Sunday, September 10, 2006

Talent and Ability

How does one find out if one is talented?

In music it is easy. Just listen to what you play. Does it sound good? Does it paint a picture? Convey emotion? Are all the scales used properly? How about harmony? Do people like it? And really, the first and last ones are all there is to it.

Computer science is a bit trickier, but it also seems doable. Can you write code that is bug-free? Is it readable? Do you know all the key technologies relevant? Do you mind reading documentation for a long time before starting? Do you sit a think about the problem before you jump into emacs? Can you evaluate your time-cost to benefit ratio for tasks?

But, my wife seems harder. How does one find out if one should -- rather, if one is good enough to -- do physics. Well, I certainly have a passion, no doubt there. I love the subject and it gets more and more interesting and lovable as I progress (hehe...some may say that's not the natural progression of marriage! :-). Nonetheless, I can't get myself to do a qual problem in less than 2 or 3 hours or even longer sometimes. I usually know how to proceed relatively quickly, but then it takes a long while to get all the details straight. I think I'm expected to be able to do these in about 45 minutes time or so. Is that a bad sign? Does that mean that I'm not clever enough to see all the tricks that would allow it to be done quicker? And if so, is that bad?

To an experimentalist, probably not too bad, so long you can pass them by studying, memorizing and such. And there is quite a few things that attract me to the experimental world. Specially in, say, Quantum Optics. However, I think I'm a theorist at heart. I find it a lot neater to come up with models and theories and work some mathematical witchery to come up with answers and predictions than to have to work around the ~5x10^6 experimental details that come about because the world hasn't been bought at the physics store. You know, the place where you get massless strings, frictionless surfaces, perfect thermal insulation and other kinds of idealizations.

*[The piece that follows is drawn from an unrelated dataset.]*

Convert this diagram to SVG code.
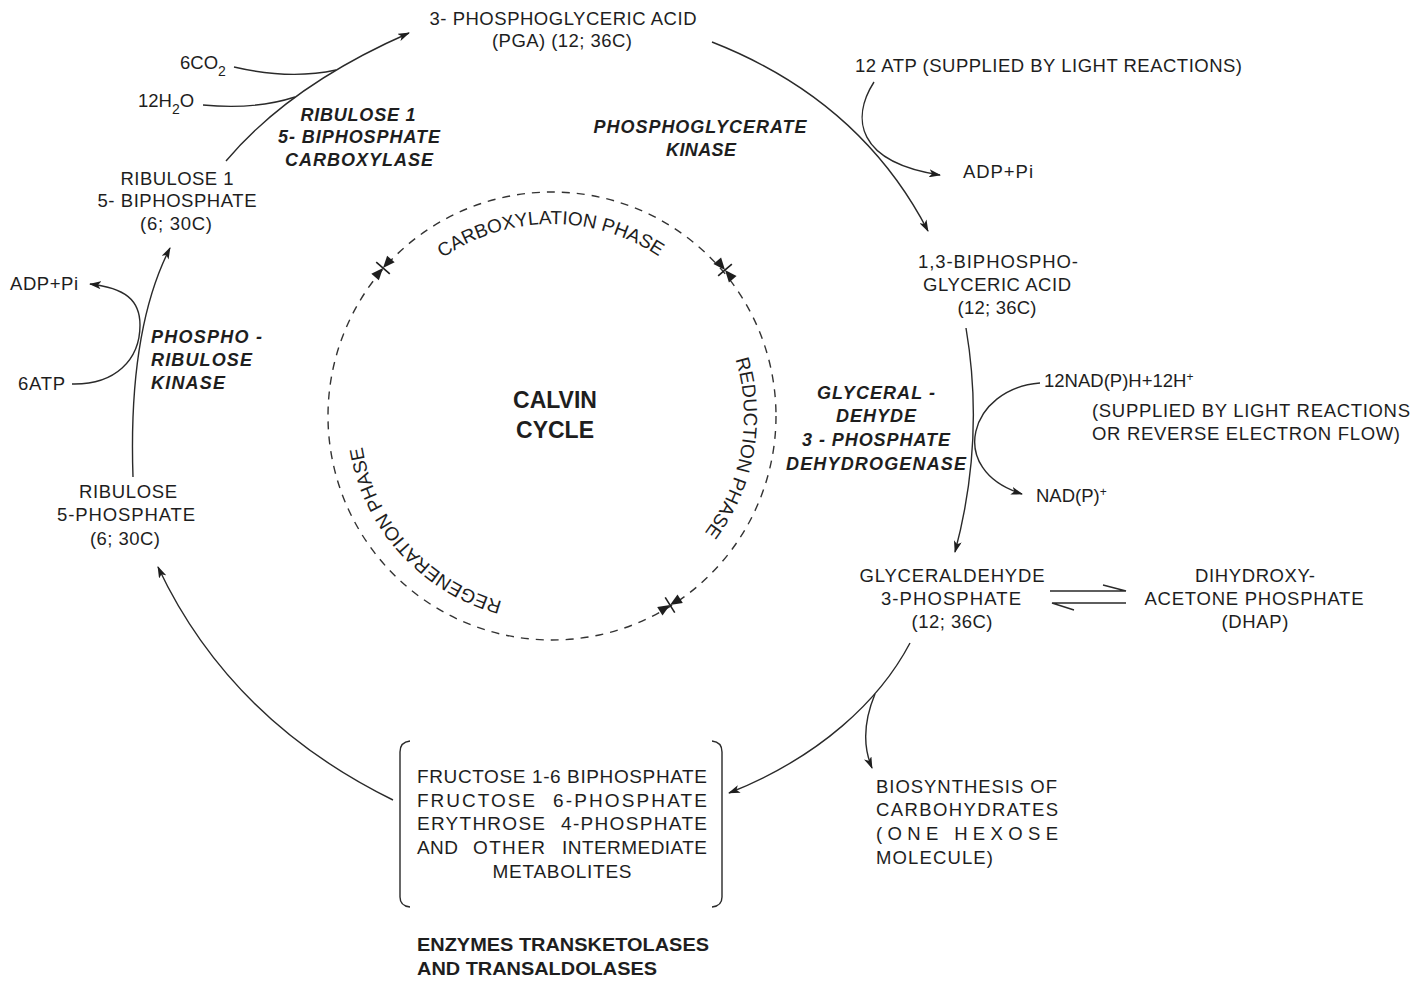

Yeah, definitely, figuring out how to do Gaussian integrals the other day was neat. And even neater to use it to do stat mech. But, do a measurement? Sure. Eh...where do I stick the thermometer?... What do you mean it is not so simple? Yuk dude. Okay, this is just a long way to explain that I am rather theoretically inclined.

So, the question remains. Am I good enough to do this stuff? Is it like Davey said: too late for you need to start in high school to be a successful theoretical physicist? Given the job market I'd like to know if I'd be shooting myself in the foot twice, by becoming a theoretical (bang!) physicist (bang!) or attempting to anyways.

I guess we'll find out a bit about this by friday. I am almost certain that I'm not going to do as well as I had hoped on the quals -- I'm diagnosing failure on all three (that's ok, I don't have to pass them before I start the program). It is frustrating, though! I know how to do the problems, but not quick enough and I make tons of errors along the way despite that they eventually get fixed (that takes time). I wish there was a simple boolean function to which I could plug myself into to tell me whether or not I have the ability and talent necessary. Oh yeah, and I hope that said function is not the subject GRE -- sore subject! :-)

1 Comments:

Blogger Suffused in Sunlight said...

I wonder if any of this has changed for you now. Do you still consider yourself a theorist? Do you still think being good at music has these requirements?

Did you fail all three of the quals?